Israel’s finance minister criticized the Israeli government’s announcement on Sunday that it had given final approval to build nearly 1,200 housing units in West Bank settlements and East Jerusalem, saying they undermine peace talks with the Palestinians that are set to resume this week.
Israel’s housing ministry announced on Sunday that it had approved construction of nearly 800 new homes in East Jerusalem — where the Palestinians envision as the capital of their future state — and 400 more for large settlement blocks in the West Bank. “The Israeli government is working to reduce the cost of living in all parts of Israel. No country receives orders about where it can and cannot build from other countries,” said Housing Minister Uri Ariel, who is from the pro-settlement Jewish Home Party, referring to international condemnation of Israeli settlement activity.
Yair Lapid from the centrist Yesh Atid party criticized the move, the Financial Times reports:
“Housing solutions should be implemented in the areas where there is demand for housing, and this is the purpose of the housing cabinet,” Mr Lapid said on Sunday, referring to a government body that he heads. “The use of resources intended for housing the middle class in order to unnecessarily defy the Americans and to put sticks in the spokes of the peace talks is not correct or helpful for the peace process.”
The New York Times says “[t]he settlement move appeared intended to appease the right-wing members of the Israeli government before the release of the 26 [Palestinian] prisoners, most of whom have served 20 years or more in prison for deadly attacks against Israelis.”
In other news:
The Wall Street Journal reports: President Barack Obama’s proposal to revamp the National Security Agency’s surveillance programs faces potent obstacles on Capitol Hill, where both parties are divided on the issue and some Republicans already are throwing cold water on a cornerstone of his plan.
The New York Times reports: American diplomatic outposts reopened throughout the Middle East on Sunday, easing the sense of imminent danger that has preoccupied the Obama administration since it learned of a possible terrorist attack from communications between two high-ranking officials of Al Qaeda two weeks ago.

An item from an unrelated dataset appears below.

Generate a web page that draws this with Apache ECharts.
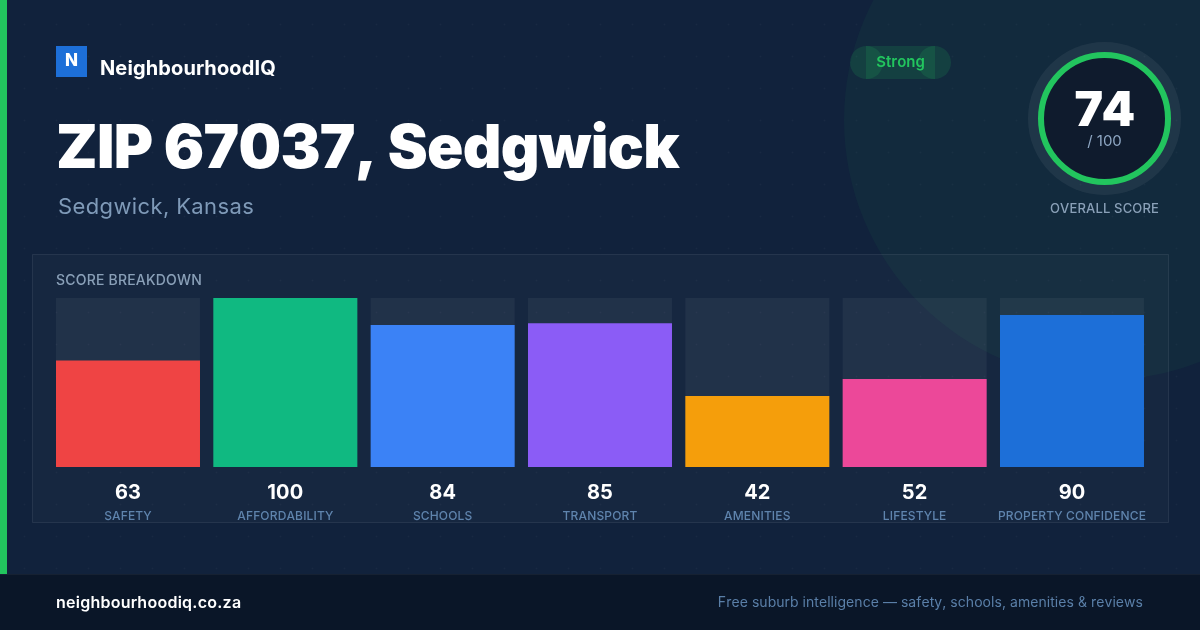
<!DOCTYPE html>
<html><head><meta charset="utf-8">
<style>html,body{margin:0;padding:0;background:#11223c}#c{width:1200px;height:630px}</style>
<script src="https://cdn.jsdelivr.net/npm/echarts@6/dist/echarts.min.js"></script>
</head><body><div id="c"></div>
<script>
const categories = ['SAFETY','AFFORDABILITY','SCHOOLS','TRANSPORT','AMENITIES','LIFESTYLE','PROPERTY CONFIDENCE'];
const scores = [63,100,84,85,42,52,90];
const barColors = ['#ef4444','#10b981','#3b82f6','#8b5cf6','#f59e0b','#ec4899','#1d6fd8'];
const overallScore = 74;
const F = 'Inter, sans-serif';

// the reference text is set without kerning pairs and with slight tracking
const tracking = {60:'-0.7px',48:'-1.5px',22:'0.38px',20:'0.13px',16:'0.25px',14:'0.2px',13:'0.17px',12:'0.15px'};
const origFill = CanvasRenderingContext2D.prototype.fillText;
CanvasRenderingContext2D.prototype.fillText = function(t,x,y,m){
  const mt = /(\d+)px/.exec(this.font);
  let ls = (mt && tracking[mt[1]]) || '0px';
  if (t && t.indexOf('Free suburb') === 0) ls = '0.05px';
  this.fontKerning = 'none';
  this.letterSpacing = ls;
  origFill.call(this,t,x,y,m);
  this.letterSpacing = '0px';
};

const bg = [];
bg.push({type:'rect',shape:{x:0,y:0,width:1200,height:630},style:{fill:'#11223c'},z:-10});
for(let x=24;x<1200;x+=32)for(let y=24;y<630;y+=32){
  bg.push({type:'circle',shape:{cx:x+.5,cy:y+.5,r:1},style:{fill:'rgba(255,255,255,0.035)'},z:-9,silent:true});
}
bg.push({type:'circle',shape:{cx:1104,cy:120,r:260},style:{fill:'rgba(34,197,94,0.05)'},z:-8});
bg.push({type:'rect',shape:{x:32.5,y:254.5,width:1136,height:268},style:{fill:'rgba(255,255,255,0.025)',stroke:'rgba(255,255,255,0.08)',lineWidth:1},z:-7});
bg.push({type:'rect',shape:{x:0,y:0,width:7,height:574},style:{fill:'#22c55e'},z:-6});
bg.push({type:'rect',shape:{x:0,y:574,width:1200,height:56},style:{fill:'#0a1628'},z:-6});
bg.push({type:'rect',shape:{x:0,y:574,width:1200,height:1},style:{fill:'rgba(255,255,255,0.05)'},z:-5});
bg.push({type:'rect',shape:{x:56,y:46,width:31,height:31},style:{fill:'#1d6fd8'},z:-5});
// status pill
bg.push({type:'circle',shape:{cx:866.5,cy:62.5,r:16.5},style:{fill:'rgba(34,197,94,0.15)'},z:-5});
bg.push({type:'circle',shape:{cx:934.5,cy:62.5,r:16.5},style:{fill:'rgba(34,197,94,0.15)'},z:-5});
bg.push({type:'rect',shape:{x:866,y:46,width:69,height:33},style:{fill:'rgba(34,197,94,0.15)'},z:-5});
// score ring
bg.push({type:'circle',shape:{cx:1104.5,cy:118.5,r:76.5},style:{fill:'rgba(255,255,255,0.06)'},z:-5});
bg.push({type:'circle',shape:{cx:1104.5,cy:118.5,r:63.5},style:{fill:'#0f1b2d',stroke:'#22c55e',lineWidth:6},z:-4});

function txt(text,x,y,size,weight,fill,align){
  return {type:'text',x,y,z:50,style:{text,fontFamily:F,fontSize:size,fontWeight:weight,fill,textAlign:align||'left',textVerticalAlign:'middle'}};
}
const texts = [
  txt('N',71.5,61,17,800,'#ffffff','center'),
  txt('NeighbourhoodIQ',100,69,20,700,'#ffffff'),
  txt('ZIP 67037, Sedgwick',56,150,60,900,'#ffffff'),
  txt('Sedgwick, Kansas',58,207,22,400,'#7f9ab8'),
  txt('Strong',900.5,62,15,600,'#22c55e','center'),
  txt(String(overallScore),1104,112,48,900,'#ffffff','center'),
  txt('/ 100',1104.5,141.5,15,400,'#8fa8c4','center'),
  txt('OVERALL SCORE',1104.5,209,13,500,'#8aa0b8','center'),
  txt('SCORE BREAKDOWN',56,281,14,500,'#8aa0b8'),
  txt('neighbourhoodiq.co.za',56,603,16,600,'#ffffff'),
  txt('Free suburb intelligence — safety, schools, amenities & reviews',1143,603,14,400,'#5a7fa8','right')
];

const chart = echarts.init(document.getElementById('c'),null,{renderer:'canvas',width:1200,height:630});
chart.setOption({
  animation:false,
  graphic:{elements:bg.concat(texts)},
  grid:{left:49.33,width:1101.33,top:298,height:169,containLabel:false},
  xAxis:{type:'category',data:categories,axisLine:{show:false},axisTick:{show:false},
    axisLabel:{interval:0,margin:13,hideOverlap:false,
      formatter:(n,i)=>`{v|${scores[i]}}\n{n|${n}}`,
      rich:{
        v:{fontFamily:F,fontSize:20,fontWeight:700,color:'#ffffff',lineHeight:26,align:'center'},
        n:{fontFamily:F,fontSize:12,fontWeight:500,color:'#5f84ad',lineHeight:21,align:'center'}
      }}},
  yAxis:{type:'value',min:0,max:100,show:false,splitLine:{show:false}},
  series:[
    {type:'bar',data:categories.map(()=>100),barWidth:144,barGap:'-100%',silent:true,z:2,
      itemStyle:{color:'rgba(255,255,255,0.05)'}},
    {type:'bar',data:scores.map((v,i)=>({value:v,itemStyle:{color:barColors[i]}})),barWidth:144,barGap:'-100%',z:3}
  ]
});
</script></body></html>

And finally, in an L.A. Times op-ed on Saturday, a former career CIA officer and former deputy director of the National Counterterrorism Center pushes back on Edward Snowden. “I have long held security clearances, and I participated in many of the activities he describes,” said the former spy Andrew Liepman. “[D]espite the grumbling from Snowden and his admirers, the U.S. government truly does make strenuous efforts not to violate privacy, not just because it respects privacy (which it does), but because it simply doesn’t have the time to read irrelevant emails or listen in on conversations unconnected to possible plots against American civilians.”